Tuesday, March 17, 2015

A brilliant flash of white

I've been dreaming a lot. I believe these dreams to be working on a deep subconscious level attempting physical recovery of brain trauma suffered from multiple concussions throughout my life. The common underlying similarity among all these dreams and these injuries have always been a brilliant flash of white. You can call it blacking out and for me it always starts with a brilliant flash of white light with all physical senses maxing out and then the black out begins. Actually the black out doesn't exist until I consciously understand that there are gaps in my memory. Big gaps. It's hard to know what you do not remember. I can usually remember everything right up to the brilliant flash. Memory reboots right in the middle of a mess of pain and nausea and fear.  36 hours after a major brain impact when you can call it a headache from the concussion is where the memory returns. With over a dozen of these concussions in my past I know the brilliant flash of white light did not always mean unconsciousness and actually meant something far more scary. Functional physicality operating on a completely subconscious unconscious level. On automatic survival mode after facing significant trauma.  For me it was a direct tab to the most base of emotions, rage in particular. It always worked well for me on the football field, but in real life, not so much.

Wednesday, March 11, 2015

Cold

I woke with that nervous energy you have, like, when you are young and you just know you can make anything you want out of your life. I had been dreaming. A nightmare maybe. What was it? He was there. He was trying to tell me something.  Might as we'll forget it anyway. The morning is so bright, so fresh, so full of promise, so full of potential. This bright must mean it's late, wife already on her run, time to get my girls going. Time to rise a shine. Up the stairs. Their rooms empty.? No dogs on my heals. The house is empty. Quiet. Still. Alone. I open the front door. It's the middle of the night. The middle of winter. Freezing. I wake up. Cold. Old. Almost dead. Then I wake up again. Here. Now.

Monday, March 9, 2015

Second-dreaming

There are many levels to our dreams. If you dream that you wake-up, but are still asleep, you have achieved a second dream. Second-dreaming for me is a little scary. When you wake within a dream you become an active participant. Free to look around, free to participate. What you bring back from a second dream is said to be prophetic. For me, seeing the second dream through is what resolves the fear and nightmare and conflict between subconscious and supernatural.  The conflict of dreaming and seeing and waking and knowing.

Sunday, March 1, 2015

So he sitting there

in his eyes he made it plain to see that he could not speak. The look Carol would give. The I want to be able to hear you, just can't look. He looks at me and I can't tell how old he is. He's the perfect age. He's six three and a little. Clean save. So high and tight looking almost bald. he was so handsome. For the first time I really saw why everyone looked when he came in a room. He was also naturally disarming. Always first to say hello. Always reaching out a hand of introduction or of telling another's story.
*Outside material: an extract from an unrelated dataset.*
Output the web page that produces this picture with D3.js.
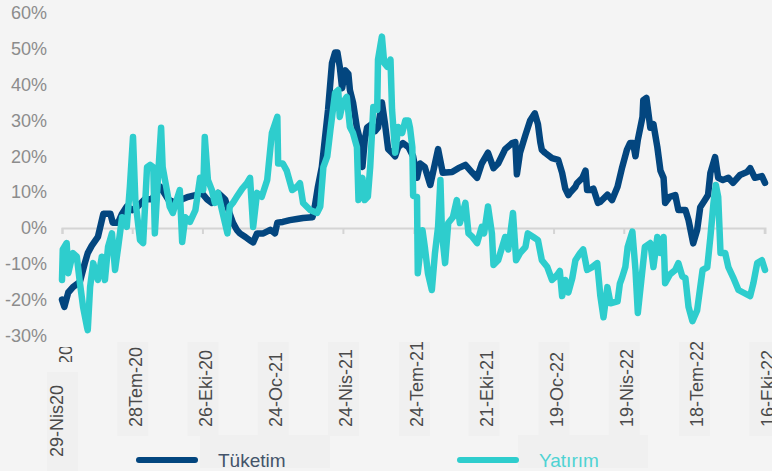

He looks me in the eye, reaches out and touches my forehead with his forefinger and smiles. I remember our battle-royal the dream before, the one when I caved my head in giving him a flying head-butt to his face. I reach for my face and it is fine and we laugh. He helps me off the ground. We're heading off the field. He beckons to follow. He turns and walks a brisk pace. I struggle to follow. Up the trail he goes, he wants to show me something. He walks so fast, the trail is so steep, but he slows at the the top so I can ketch up.

I'm at that at top of the mountain and winded at 14,000 feet, asthma attack kinda winded and I see he has made the last switchback, He's bent over hands on knees, sucking wind, blue lipped, hypoxic. he looks cold, but unconcerned. He waves me past. He's waving through the switchback. He wants me to keep going, just a little more to the top.

I stop. I will not leave him like this. I stop. He turns and walks back at stiff brisk descent walk. I look toward the peak. What was up there did not matter. He is what mattered. I struggle to follow. He was swift and the trail fell away steep and deep. We hiked to the very bottom of the mountain and through the foothills and into my little neighborhood onto Paradise Corner court and right up to my front door. Home. My dad standing right here on my front step. Ringing the doorbell. Dogs a barking. Kids a screaming. Hugs. Laughter. Smiles. He's at my front door. Been there the whole time. The doorbell rings. I wake up. In the dark. First to wake up. Again. Time to start the day.